Here are some shifts worth considering:

  • Set Boundaries: Choose one Saturday a month to decline weddings, gigs, or errands. Call it “Sabbath Saturday.”

  • Redefine Productivity: See rest as fuel, not waste. The mind works sharper after downtime.

  • Cultural Balance: Attend weddings and funerals, yes, but don’t attend all. Cultural respect should not equal self-destruction.

  • Micro-Rests: Even on busy Saturdays, insert pauses, an afternoon nap, an hour-long walk, or reading time.

Imagine a Lagos where, alongside the owanbe, there is also a movement of “Silent Saturdays”—spaces where people gather not to dance, but to rest. Imagine Nairobi youth dedicating Saturday mornings to communal yoga or storytelling. Imagine Ghanaians preserving funeral culture while still setting aside one Saturday monthly just to breathe.

Conclusion: Saturday, Reclaimed

So, do we really rest on Saturdays—or just switch hustles?

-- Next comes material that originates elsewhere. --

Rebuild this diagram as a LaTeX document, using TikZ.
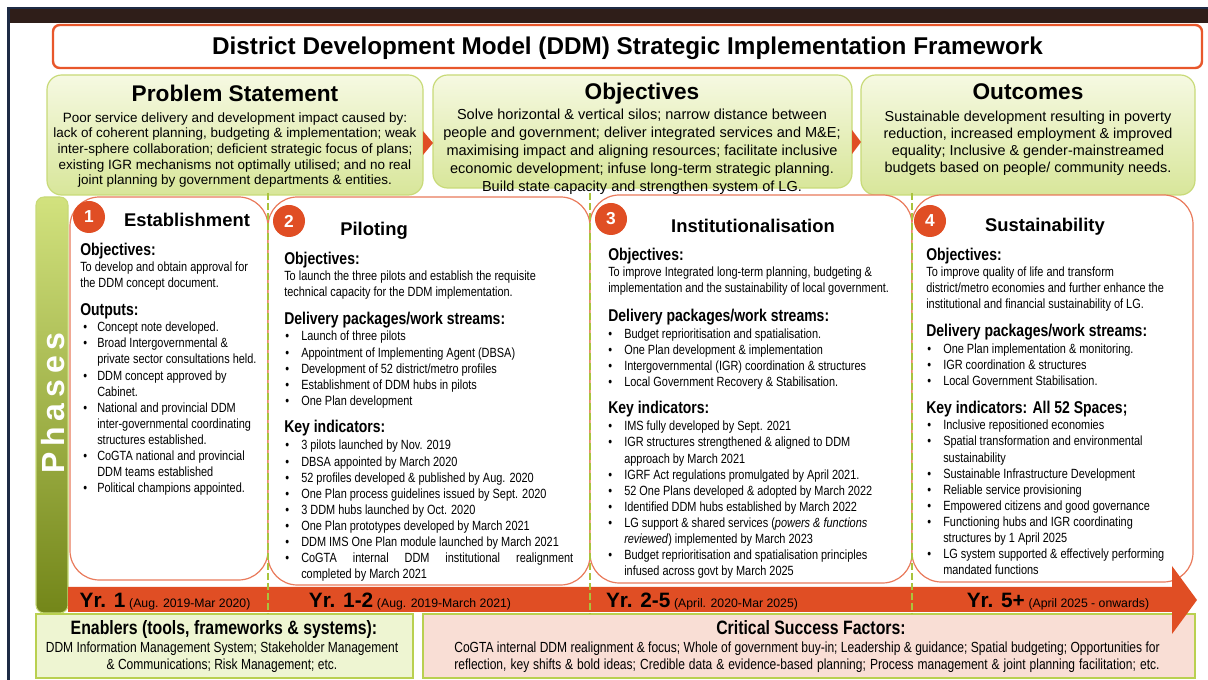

For most Africans, the uncomfortable truth is the latter. We restlessly run from obligation to obligation, gig to gig, errand to errand. We call it leisure, but it is simply labour in disguise.

But it doesn’t have to stay that way. Perhaps the true revolution of our generation will not be in how many businesses we build, but in how much silence we allow ourselves. Perhaps the boldest African dream is not just economic freedom but the freedom to rest without guilt.

Because if we never reclaim Saturdays, then we are not truly free. We are simply hustlers trapped in prettier clothes.

And maybe, just maybe, the most radical thing you can do next Saturday is nothing.